La terza fase di privatizzazione di Alitalia continua ad avere accelerate improvvise e brusche frenate. La settimana scorsa indiscrezioni giornalistiche avevano palesato un’imminente presentazione del piano di salvataggio del nuovo advisor, Intesa SanPaolo. Questo piano prevedeva una soluzione che poteva essere considerato una soluzione fallimentare, come la situazione di Alitalia.



Suddividendo la compagnia di bandiera nella parte sana dalla parte malata, la prima andava ai privati senza alcuna asta di mercato, mentre la seconda veniva messa a carico dello Stato. Gli esuberi previsti erano compresi tra il 30 e il 50 per cento della forza lavoro di Alitalia e l’impegno ulteriore dello Stato sarebbe contabilizzato all’incirca in un miliardo di Euro.
Alitalia Fly, il core business dell’azienda, avrebbe mantenuto gli asset più preziosi della compagnia e sarebbe confluita nella nuova NewCo insieme ad AirOne. La cordata italiana d’imprenditori, esterni al settore aereo, avrebbero dovuto dare un chip di circa 50 milioni di euro, con la speranza che la nuova compagnia non avrebbe bruciato altri soldi.
Alitalia Fly sarebbe stata ridotta e probabilmente la nuova compagnia con alle spalle Intesa – San Paolo avrebbe avuto solamente il 20-25 per cento della quota di mercato italiana e il 4 per cento di quella europea.
AirOne, secondo la soluzione prospettata, si sarebbe aggiudicata la nuova Alitalia senza alcuna asta di mercato.  



Se a dicembre l’offerta della compagnia abruzzese era stata inferiore a quella del colosso franco – olandese Air France – KLM perché assegnare direttamente a Luglio ad AirOne senza alcuna gara?
Le pressioni politiche e sindacali premono per arrivare ad una soluzione tutta italiana, perché solo in questo modo non sarebbero recise totalmente le influenze dei due attori che hanno portato al fallimento della compagnia. La soluzione francese ad Aprile sarebbe stata dura, ma non tanto quanto quella che sembra essere uscita in questi giorni. 

Si potrebbe allora affermare che “per fortuna” la soluzione tutta italiana e non di mercato era solamente  un’indiscrezione giornalistica; purtroppo non è così perché il Governo ha la via d’uscita molto stretta e la soluzione di Intesa, qualunque essa sarà, difficilmente potrà essere rifiutata.
Alitalia infatti sarebbe già fallita da dieci anni senza le continue ricapitalizzazioni a carico dei contribuenti.
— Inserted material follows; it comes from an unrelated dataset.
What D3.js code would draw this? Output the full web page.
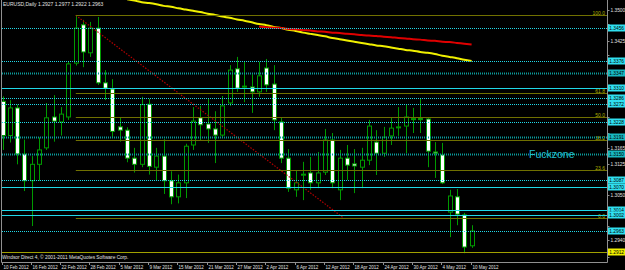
<!DOCTYPE html>
<html>
<head>
<meta charset="utf-8">
<script src="https://cdn.jsdelivr.net/npm/d3@7"></script>
<style>
  body { margin: 0; background: #000; overflow: hidden; }
  text { font-family: "Liberation Sans", Arial, sans-serif; }
</style>
</head>
<body>
<script>
// EURUSD daily, 10 Feb 2012 .. 10 May 2012
const opens  = [1.3278,1.3195,1.3262,1.3150,1.3085,1.3125,1.3165,1.3240,1.3228,1.3240,1.3371,1.3464,1.3396,1.3456,1.3323,1.3308,1.3216,1.3208,1.3140,1.3125,1.3271,1.3118,1.3145,1.3085,1.3046,1.3080,1.3172,1.3238,1.3223,1.3211,1.3196,1.3274,1.3357,1.3313,1.3313,1.3301,1.3359,1.3320,1.3228,1.3140,1.3063,1.3099,1.3104,1.3080,1.3106,1.3184,1.3063,1.3140,1.3126,1.3118,1.3135,1.3179,1.3152,1.3194,1.3214,1.3218,1.3235,1.3236,1.3235,1.3155,1.3148,1.3009,1.3046,1.3002,1.2927];
const highs  = [1.3290,1.3281,1.3270,1.3185,1.3145,1.3190,1.3274,1.3293,1.3264,1.3376,1.3487,1.3476,1.3471,1.3483,1.3354,1.3332,1.3240,1.3215,1.3165,1.3289,1.3284,1.3165,1.3186,1.3108,1.3100,1.3175,1.3264,1.3267,1.3286,1.3254,1.3291,1.3366,1.3386,1.3374,1.3344,1.3374,1.3381,1.3366,1.3238,1.3162,1.3111,1.3131,1.3143,1.3155,1.3211,1.3201,1.3160,1.3172,1.3162,1.3165,1.3233,1.3208,1.3216,1.3238,1.3264,1.3269,1.3262,1.3284,1.3240,1.3179,1.3177,1.3063,1.3065,1.3007,1.2977];
const lows   = [1.3160,1.3178,1.3125,1.3060,1.2975,1.3085,1.3160,1.3180,1.3195,1.3233,1.3365,1.3361,1.3386,1.3318,1.3281,1.3190,1.3180,1.3130,1.3105,1.3118,1.3100,1.3085,1.3053,1.3028,1.3030,1.3043,1.3160,1.3184,1.3177,1.3128,1.3191,1.3267,1.3301,1.3276,1.3250,1.3289,1.3301,1.3208,1.3128,1.3058,1.3046,1.3038,1.3063,1.3067,1.3099,1.3067,1.3038,1.3087,1.3055,1.3067,1.3123,1.3099,1.3143,1.3172,1.3194,1.3152,1.3201,1.3201,1.3118,1.3092,1.3077,1.2948,1.2977,1.2909,1.2922];
const closes = [1.3195,1.3262,1.3150,1.3085,1.3125,1.3160,1.3238,1.3230,1.3247,1.3369,1.3456,1.3398,1.3456,1.3323,1.3310,1.3205,1.3208,1.3140,1.3125,1.3270,1.3120,1.3145,1.3085,1.3046,1.3080,1.3169,1.3230,1.3221,1.3211,1.3196,1.3267,1.3354,1.3310,1.3315,1.3301,1.3340,1.3318,1.3233,1.3140,1.3067,1.3080,1.3101,1.3080,1.3104,1.3184,1.3080,1.3140,1.3123,1.3121,1.3135,1.3218,1.3152,1.3191,1.3213,1.3216,1.3240,1.3236,1.3235,1.3157,1.3152,1.3080,1.3048,1.3004,1.2924,1.2963];

// moving averages (yellow from bar 17, red from bar 35)
const maYellowStart = 17;
const maYellow = [1.3526,1.3523,1.3519,1.3517,1.3514,1.3510,1.3508,1.3504,1.3501,1.3498,1.3495,1.3491,1.3488,1.3484,1.3481,1.3477,1.3474,1.3470,1.3466,1.3463,1.3459,1.3456,1.3452,1.3449,1.3445,1.3442,1.3439,1.3436,1.3432,1.3429,1.3426,1.3423,1.3420,1.3417,1.3414,1.3412,1.3409,1.3406,1.3403,1.3401,1.3398,1.3396,1.3393,1.3389,1.3386,1.3383,1.3379,1.3376];
const maRedStart = 35;
const maRed = [1.3460,1.3458,1.3457,1.3456,1.3454,1.3453,1.3451,1.3450,1.3448,1.3447,1.3445,1.3444,1.3442,1.3441,1.3439,1.3438,1.3437,1.3435,1.3434,1.3432,1.3431,1.3429,1.3428,1.3426,1.3425,1.3423,1.3422,1.3420,1.3418,1.3416];

// horizontal lines drawn by hand
const hlinePrices = [1.3456,1.3376,1.3347,1.3310,1.3286,1.3272,1.3228,1.3191,1.3150,1.3087,1.3070,1.3014,1.3002,1.2963];
const hlineKinds  = ["dot","dot","teal","solid","dot","dot","dot","teal","teal","dot","solid","solid","solid","dot"];
const lowLinePrice = 1.2912;

// fibonacci
const fibLevels = [100.0, 61.8, 50.0, 38.2, 23.6, 0.0];
const fibHigh = 1.3487, fibLow = 1.2995;
const fibFrom = 10, fibTo = 46.5;

const priceTicks = ["1.3500","1.3465","1.3425","1.3390","1.3350","1.3315","1.3275","1.3240","1.3200","1.3165","1.3125","1.3090","1.3050","1.3015","1.2975","1.2940","1.2900"];
const dateTicks = ["10 Feb 2012","16 Feb 2012","22 Feb 2012","28 Feb 2012","5 Mar 2012","9 Mar 2012","15 Mar 2012","21 Mar 2012","27 Mar 2012","2 Apr 2012","6 Apr 2012","12 Apr 2012","18 Apr 2012","24 Apr 2012","30 Apr 2012","4 May 2012","10 May 2012"];

const width = 625, height = 270;
const plotR = 607.5, plotB = 262;

const x = d3.scaleLinear().domain([0, 64]).range([2.5, 471.6]);
const y = d3.scaleLinear().domain([1.2900, 1.3500]).range([256.9, 10]);

const svg = d3.select('body').append('svg')
  .attr('width', width).attr('height', height)
  .attr('viewBox', [0, 0, width, height]);

svg.append('rect').attr('width', width).attr('height', height).attr('fill', '#000');

const plot = svg.append('g');
plot.append('clipPath').attr('id', 'clip')
  .append('rect').attr('x', 2).attr('y', 0).attr('width', plotR - 2).attr('height', plotB);

// MAs
const line = d3.line().x(d => x(d[0])).y(d => y(d[1])).curve(d3.curveMonotoneX);
plot.append('path')
  .datum(maYellow.map((v, k) => [maYellowStart + k, v]))
  .attr('clip-path', 'url(#clip)')
  .attr('d', line).attr('fill', 'none').attr('stroke', '#f0f000').attr('stroke-width', 2);
plot.append('path')
  .datum(maRed.map((v, k) => [maRedStart + k, v]))
  .attr('d', line).attr('fill', 'none').attr('stroke', '#e00000').attr('stroke-width', 2);

// candles
const bars = d3.range(opens.length).map(i => ({i, o: opens[i], h: highs[i], l: lows[i], c: closes[i]}));
const candle = plot.selectAll('g.c').data(bars).join('g').attr('class', 'c');
candle.append('line')
  .attr('x1', d => Math.round(x(d.i)) + 0.5).attr('x2', d => Math.round(x(d.i)) + 0.5)
  .attr('y1', d => y(d.h)).attr('y2', d => y(d.l))
  .attr('stroke', '#009a00');
candle.append('rect')
  .attr('x', d => Math.round(x(d.i)) - 2 + 0.5)
  .attr('y', d => y(Math.max(d.o, d.c)))
  .attr('width', 4)
  .attr('height', d => Math.max(1, y(Math.min(d.o, d.c)) - y(Math.max(d.o, d.c))))
  .attr('fill', d => d.c >= d.o ? '#000' : '#fff')
  .attr('stroke', '#009a00');

// fibonacci retracement
const fibY = lv => y(fibLow + (fibHigh - fibLow) * lv / 100);
plot.append('line')
  .attr('x1', x(fibFrom)).attr('y1', y(fibHigh))
  .attr('x2', x(fibTo)).attr('y2', y(fibLow))
  .attr('stroke', '#b00000').attr('stroke-width', 1.2).attr('stroke-dasharray', '1.5,1.5');
plot.selectAll('line.fib').data(fibLevels).join('line').attr('class', 'fib')
  .attr('x1', x(fibFrom)).attr('x2', plotR)
  .attr('y1', d => Math.round(fibY(d)) + 0.5).attr('y2', d => Math.round(fibY(d)) + 0.5)
  .attr('stroke', '#707000');
plot.selectAll('text.fib').data(fibLevels).join('text').attr('class', 'fib')
  .attr('x', 605).attr('y', d => Math.round(fibY(d)) - 0.5)
  .attr('text-anchor', 'end').attr('font-size', 5).attr('fill', '#b0b000')
  .text(d => d.toFixed(1));

// horizontal lines
const hl = hlinePrices.map((p, k) => ({p, kind: hlineKinds[k]}));
plot.selectAll('line.h').data(hl).join('line').attr('class', 'h')
  .attr('x1', 2).attr('x2', plotR)
  .attr('y1', d => Math.round(y(d.p)) + 0.5).attr('y2', d => Math.round(y(d.p)) + 0.5)
  .attr('stroke', d => d.kind === 'teal' ? '#0a9a9a' : '#20d8e8')
  .attr('stroke-width', d => d.kind === 'teal' ? 2 : 1)
  .attr('stroke-dasharray', d => d.kind === 'solid' ? null : '1,1');
plot.append('line')
  .attr('x1', 2).attr('x2', plotR)
  .attr('y1', Math.round(y(lowLinePrice)) + 0.5).attr('y2', Math.round(y(lowLinePrice)) + 0.5)
  .attr('stroke', '#a0a000');

// custom text
plot.append('text').attr('x', 529).attr('y', y(1.3150) + 3.5)
  .attr('font-size', 10.5).attr('fill', '#20c0d0').text('Fuckzone');

// title and copyright
svg.append('text').attr('x', 3).attr('y', 6).attr('font-size', 5)
  .attr('fill', '#e0e0e0').text('EURUSD,Daily  1.2927 1.2977 1.2922 1.2963');
svg.append('text').attr('x', 2).attr('y', 258.5).attr('font-size', 4.8)
  .attr('fill', '#e0e0e0').text('Windsor Direct 4, \u00a9 2001-2011 MetaQuotes Software Corp.');

// frame
svg.append('path').attr('d', `M1.5,0V${plotB + 0.5}H${plotR}V0`)
  .attr('fill', 'none').attr('stroke', '#909090');

// price labels for lines
const tags = hl.map(d => ({p: d.p, bg: d.kind === 'teal' ? '#18b8c0' : '#30e0f0'}))
  .concat([{p: lowLinePrice, bg: '#f0f000'}]);
const tagY = tags.map(d => Math.round(y(d.p)));

// price axis (ticks hidden behind a tag are skipped)
const shown = priceTicks.filter(d => tagY.every(t => Math.abs(t - y(+d)) > 6));
const pa = svg.append('g');
pa.selectAll('line').data(priceTicks).join('line')
  .attr('x1', plotR).attr('x2', plotR + 2)
  .attr('y1', d => Math.round(y(+d)) + 0.5).attr('y2', d => Math.round(y(+d)) + 0.5)
  .attr('stroke', '#909090');
pa.selectAll('text').data(shown).join('text')
  .attr('x', 610.5).attr('y', d => y(+d) + 1.8)
  .attr('font-size', 4.8).attr('fill', '#e0e0e0').text(d => d);

const tag = svg.selectAll('g.tag').data(tags).join('g').attr('class', 'tag')
  .attr('transform', d => `translate(608,${Math.round(y(d.p)) - 3.5})`);
tag.append('rect').attr('width', 17).attr('height', 7).attr('fill', d => d.bg);
tag.append('text').attr('x', 1.3).attr('y', 5.3).attr('font-size', 4.8).attr('fill', '#000')
  .text(d => d.p.toFixed(4));

// date axis
const ta = svg.append('g');
ta.selectAll('line').data(dateTicks).join('line')
  .attr('x1', (d, k) => Math.round(x(k * 4)) - 0.5).attr('x2', (d, k) => Math.round(x(k * 4)) - 0.5)
  .attr('y1', plotB).attr('y2', plotB + 3)
  .attr('stroke', '#909090');
ta.selectAll('text').data(dateTicks).join('text')
  .attr('x', (d, k) => Math.round(x(k * 4)) + 0.5).attr('y', 268.5)
  .attr('font-size', 4.5).attr('fill', '#e0e0e0').text(d => d);
</script>
</body>
</html>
L’ultimo finanziamento da parte del Ministero delle Attività Produttive, il famoso prestito ponte di 300 milioni di Euro, permetterà alla compagnia di sopravvivere qualche altro mese e non i dodici mesi prospettati dall’azionista pubblico. 



Il vettore di bandiera continua a mostrare una disponibilità finanziaria netta a breve molto limitata. Alitalia ha condotto negli ultimi otto mesi operazioni straordinarie per circa 663 milioni di euro, 300 dei quali imputabili al prestito ponte. Senza queste operazioni (vendita slot, vendita opzioni sul carburante, vendita azioni, rimborso IRPEG e il finanziamento governativo), la disponibilità finanziaria netta a breve sarebbe in negativo per 448 milioni di Euro e la compagnia avrebbe già portato i libri in tribunale. 

Cosa differenzia le operazioni straordinarie di Alitalia? Le prime, quelle operate fino al 2 Aprile, erano tutte operazioni lecite, di mercato, dove la compagnia in difficoltà vendeva certe attività per potere andare avanti. L’ultima operazione, il prestito ponte, si configura invece come un aiuto di stato, altamente lesivo della concorrenza.
Il caso certamente è davvero bizzarro: il 2 Aprile non è solamente la data dell’ultima operazione straordinaria di Alitalia, ma anche dell’abbandono ufficiale di Air France – KLM dalla seconda fase di privatizzazione. 

Intesa – San Paolo, qualunque soluzione proporrà, non presenterà un piano facile ed ambizioso. Non è possibile prevedere come andrà a finire o chi vincerà la battaglia su Alitalia, ma certamente gli sconfitti sono già presenti all’appello: i contribuenti italiani.